Given problem:
Scan the material below for the string "this", and copy every line where it shows up.

The records:
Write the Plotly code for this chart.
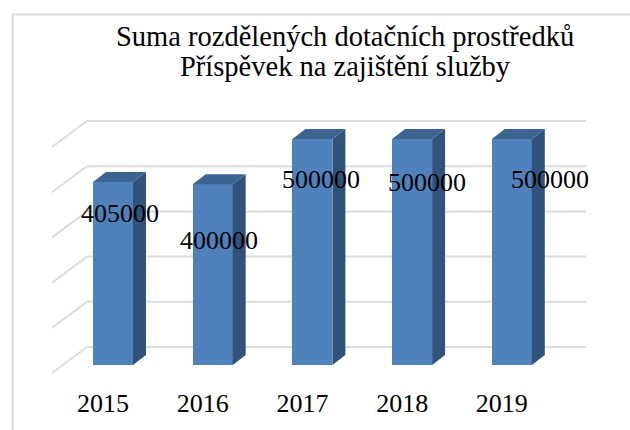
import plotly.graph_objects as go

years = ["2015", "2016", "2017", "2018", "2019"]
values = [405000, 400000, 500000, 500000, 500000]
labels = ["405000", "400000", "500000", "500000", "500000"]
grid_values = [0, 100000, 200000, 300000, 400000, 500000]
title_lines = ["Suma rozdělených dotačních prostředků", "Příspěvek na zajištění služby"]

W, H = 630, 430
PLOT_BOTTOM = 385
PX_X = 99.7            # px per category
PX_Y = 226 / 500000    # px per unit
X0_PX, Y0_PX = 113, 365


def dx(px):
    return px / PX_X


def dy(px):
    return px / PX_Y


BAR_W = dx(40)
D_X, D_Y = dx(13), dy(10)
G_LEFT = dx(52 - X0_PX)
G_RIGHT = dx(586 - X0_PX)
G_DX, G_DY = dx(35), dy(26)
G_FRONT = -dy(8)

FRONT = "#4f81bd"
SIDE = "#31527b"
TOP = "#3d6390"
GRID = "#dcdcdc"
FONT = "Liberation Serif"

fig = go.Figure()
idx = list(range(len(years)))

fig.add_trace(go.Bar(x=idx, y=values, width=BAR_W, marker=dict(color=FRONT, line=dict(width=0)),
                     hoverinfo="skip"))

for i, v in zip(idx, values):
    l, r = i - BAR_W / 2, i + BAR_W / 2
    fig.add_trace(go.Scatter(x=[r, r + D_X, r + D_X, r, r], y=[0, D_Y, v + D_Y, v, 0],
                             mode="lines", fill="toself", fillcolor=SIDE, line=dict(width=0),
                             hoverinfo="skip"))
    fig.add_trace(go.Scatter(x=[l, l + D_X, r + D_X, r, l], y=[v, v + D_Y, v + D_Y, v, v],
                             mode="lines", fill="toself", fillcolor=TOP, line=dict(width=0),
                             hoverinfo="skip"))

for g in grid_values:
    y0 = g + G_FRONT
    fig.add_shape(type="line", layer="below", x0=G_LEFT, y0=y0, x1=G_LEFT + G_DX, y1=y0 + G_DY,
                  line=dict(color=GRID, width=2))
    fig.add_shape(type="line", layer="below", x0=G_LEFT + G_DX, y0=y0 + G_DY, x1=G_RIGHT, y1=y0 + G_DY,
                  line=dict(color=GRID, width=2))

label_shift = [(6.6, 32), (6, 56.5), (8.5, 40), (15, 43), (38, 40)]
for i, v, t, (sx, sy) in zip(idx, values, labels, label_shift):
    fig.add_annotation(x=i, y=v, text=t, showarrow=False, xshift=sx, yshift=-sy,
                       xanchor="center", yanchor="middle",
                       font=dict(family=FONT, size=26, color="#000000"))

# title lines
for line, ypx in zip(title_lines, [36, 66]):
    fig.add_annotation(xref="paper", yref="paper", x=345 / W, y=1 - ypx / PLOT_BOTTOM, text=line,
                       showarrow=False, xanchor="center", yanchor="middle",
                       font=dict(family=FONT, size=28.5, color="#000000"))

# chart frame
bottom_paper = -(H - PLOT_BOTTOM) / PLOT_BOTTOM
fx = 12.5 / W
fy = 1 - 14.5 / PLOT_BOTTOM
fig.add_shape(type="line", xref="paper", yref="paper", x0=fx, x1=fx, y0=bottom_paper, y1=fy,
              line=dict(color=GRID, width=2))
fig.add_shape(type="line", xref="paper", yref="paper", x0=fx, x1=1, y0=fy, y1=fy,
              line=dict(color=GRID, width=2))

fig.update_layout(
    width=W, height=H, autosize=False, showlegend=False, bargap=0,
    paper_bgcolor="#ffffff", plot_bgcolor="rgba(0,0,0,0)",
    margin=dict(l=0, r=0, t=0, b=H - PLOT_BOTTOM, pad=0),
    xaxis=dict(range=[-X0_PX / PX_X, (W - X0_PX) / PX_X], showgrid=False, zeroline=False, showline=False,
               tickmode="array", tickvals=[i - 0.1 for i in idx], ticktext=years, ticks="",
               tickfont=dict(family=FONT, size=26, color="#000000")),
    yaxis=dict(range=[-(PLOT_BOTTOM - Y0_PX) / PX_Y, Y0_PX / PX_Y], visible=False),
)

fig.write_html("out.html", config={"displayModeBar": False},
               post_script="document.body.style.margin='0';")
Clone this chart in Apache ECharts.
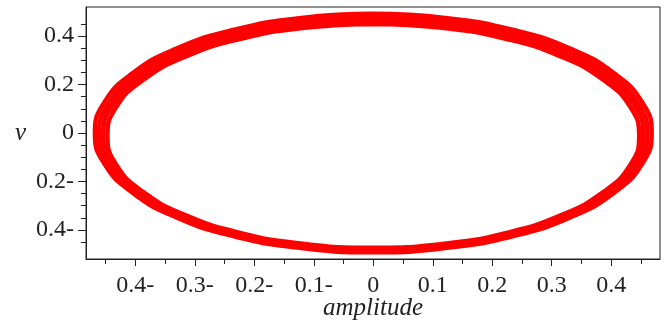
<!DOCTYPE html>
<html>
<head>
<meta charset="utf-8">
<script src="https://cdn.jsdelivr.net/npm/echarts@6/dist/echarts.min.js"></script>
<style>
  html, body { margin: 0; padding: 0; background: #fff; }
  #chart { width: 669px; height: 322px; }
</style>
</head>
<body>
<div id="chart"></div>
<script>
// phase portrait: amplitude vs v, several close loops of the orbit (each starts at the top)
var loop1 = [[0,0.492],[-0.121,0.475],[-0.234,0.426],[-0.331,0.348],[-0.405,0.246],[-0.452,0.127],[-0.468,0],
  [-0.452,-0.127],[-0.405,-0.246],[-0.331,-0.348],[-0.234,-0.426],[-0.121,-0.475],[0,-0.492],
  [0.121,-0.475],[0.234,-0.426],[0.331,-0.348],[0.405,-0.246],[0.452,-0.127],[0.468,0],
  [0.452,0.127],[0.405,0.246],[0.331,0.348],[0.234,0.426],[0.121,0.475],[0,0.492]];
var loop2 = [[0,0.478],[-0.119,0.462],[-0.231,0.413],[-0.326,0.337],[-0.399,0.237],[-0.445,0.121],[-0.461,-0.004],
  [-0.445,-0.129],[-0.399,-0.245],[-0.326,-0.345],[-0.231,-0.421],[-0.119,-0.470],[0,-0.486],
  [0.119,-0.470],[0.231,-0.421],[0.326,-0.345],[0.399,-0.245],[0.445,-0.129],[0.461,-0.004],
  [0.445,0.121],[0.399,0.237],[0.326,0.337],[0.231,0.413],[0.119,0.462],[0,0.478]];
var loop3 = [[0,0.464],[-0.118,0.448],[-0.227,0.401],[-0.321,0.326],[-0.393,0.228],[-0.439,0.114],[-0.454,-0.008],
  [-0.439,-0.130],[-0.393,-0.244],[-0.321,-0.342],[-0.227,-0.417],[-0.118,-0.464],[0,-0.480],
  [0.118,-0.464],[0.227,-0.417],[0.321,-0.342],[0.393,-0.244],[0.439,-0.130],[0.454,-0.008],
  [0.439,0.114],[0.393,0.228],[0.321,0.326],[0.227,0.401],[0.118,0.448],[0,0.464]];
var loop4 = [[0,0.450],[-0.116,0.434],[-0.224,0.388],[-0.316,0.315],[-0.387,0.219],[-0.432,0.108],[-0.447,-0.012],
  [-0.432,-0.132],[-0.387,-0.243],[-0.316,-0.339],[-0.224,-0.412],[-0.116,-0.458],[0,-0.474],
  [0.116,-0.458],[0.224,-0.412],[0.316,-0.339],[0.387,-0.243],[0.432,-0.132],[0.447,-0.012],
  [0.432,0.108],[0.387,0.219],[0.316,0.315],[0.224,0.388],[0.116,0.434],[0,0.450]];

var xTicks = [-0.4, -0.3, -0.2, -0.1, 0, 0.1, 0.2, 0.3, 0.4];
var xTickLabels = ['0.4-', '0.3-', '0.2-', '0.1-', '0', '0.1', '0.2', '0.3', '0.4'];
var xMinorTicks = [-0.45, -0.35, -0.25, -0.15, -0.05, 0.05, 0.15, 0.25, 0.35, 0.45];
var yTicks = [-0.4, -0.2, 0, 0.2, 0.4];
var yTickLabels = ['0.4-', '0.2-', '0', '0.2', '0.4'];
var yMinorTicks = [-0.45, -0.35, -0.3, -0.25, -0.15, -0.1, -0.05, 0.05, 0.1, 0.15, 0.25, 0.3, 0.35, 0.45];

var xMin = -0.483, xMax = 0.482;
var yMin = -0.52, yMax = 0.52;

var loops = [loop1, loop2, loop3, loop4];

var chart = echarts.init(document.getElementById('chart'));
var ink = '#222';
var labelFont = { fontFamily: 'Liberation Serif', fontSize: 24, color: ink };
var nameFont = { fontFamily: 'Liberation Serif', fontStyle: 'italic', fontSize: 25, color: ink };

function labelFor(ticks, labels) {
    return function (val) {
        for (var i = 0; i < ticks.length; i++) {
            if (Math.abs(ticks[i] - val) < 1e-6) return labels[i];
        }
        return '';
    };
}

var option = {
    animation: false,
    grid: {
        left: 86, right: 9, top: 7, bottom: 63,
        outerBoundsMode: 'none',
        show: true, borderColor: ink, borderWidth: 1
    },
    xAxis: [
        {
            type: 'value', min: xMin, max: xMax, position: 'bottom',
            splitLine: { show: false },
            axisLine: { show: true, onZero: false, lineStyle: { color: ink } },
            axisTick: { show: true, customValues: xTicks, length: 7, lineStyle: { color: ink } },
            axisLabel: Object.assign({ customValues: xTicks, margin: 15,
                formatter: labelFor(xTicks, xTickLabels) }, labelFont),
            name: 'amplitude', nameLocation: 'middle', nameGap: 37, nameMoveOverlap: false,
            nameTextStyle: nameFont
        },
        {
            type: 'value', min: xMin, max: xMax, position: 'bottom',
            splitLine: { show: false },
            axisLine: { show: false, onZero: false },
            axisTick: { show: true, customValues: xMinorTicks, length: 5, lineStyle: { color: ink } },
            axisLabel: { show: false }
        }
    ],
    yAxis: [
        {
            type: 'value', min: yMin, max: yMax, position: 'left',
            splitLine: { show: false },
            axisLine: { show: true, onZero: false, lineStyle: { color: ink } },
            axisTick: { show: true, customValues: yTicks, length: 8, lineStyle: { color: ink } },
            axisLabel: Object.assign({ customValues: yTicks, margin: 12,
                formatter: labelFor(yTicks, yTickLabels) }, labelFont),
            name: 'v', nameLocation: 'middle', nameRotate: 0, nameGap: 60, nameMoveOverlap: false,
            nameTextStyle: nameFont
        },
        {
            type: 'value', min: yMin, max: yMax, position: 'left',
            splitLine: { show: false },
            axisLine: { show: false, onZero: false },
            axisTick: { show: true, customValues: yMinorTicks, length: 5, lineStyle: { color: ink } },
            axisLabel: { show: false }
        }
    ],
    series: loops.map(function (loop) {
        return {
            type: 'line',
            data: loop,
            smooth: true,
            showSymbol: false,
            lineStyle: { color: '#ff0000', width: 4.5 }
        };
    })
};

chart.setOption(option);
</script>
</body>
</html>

Written reply:
Write the Plotly code for this chart.
Clone this chart in Apache ECharts.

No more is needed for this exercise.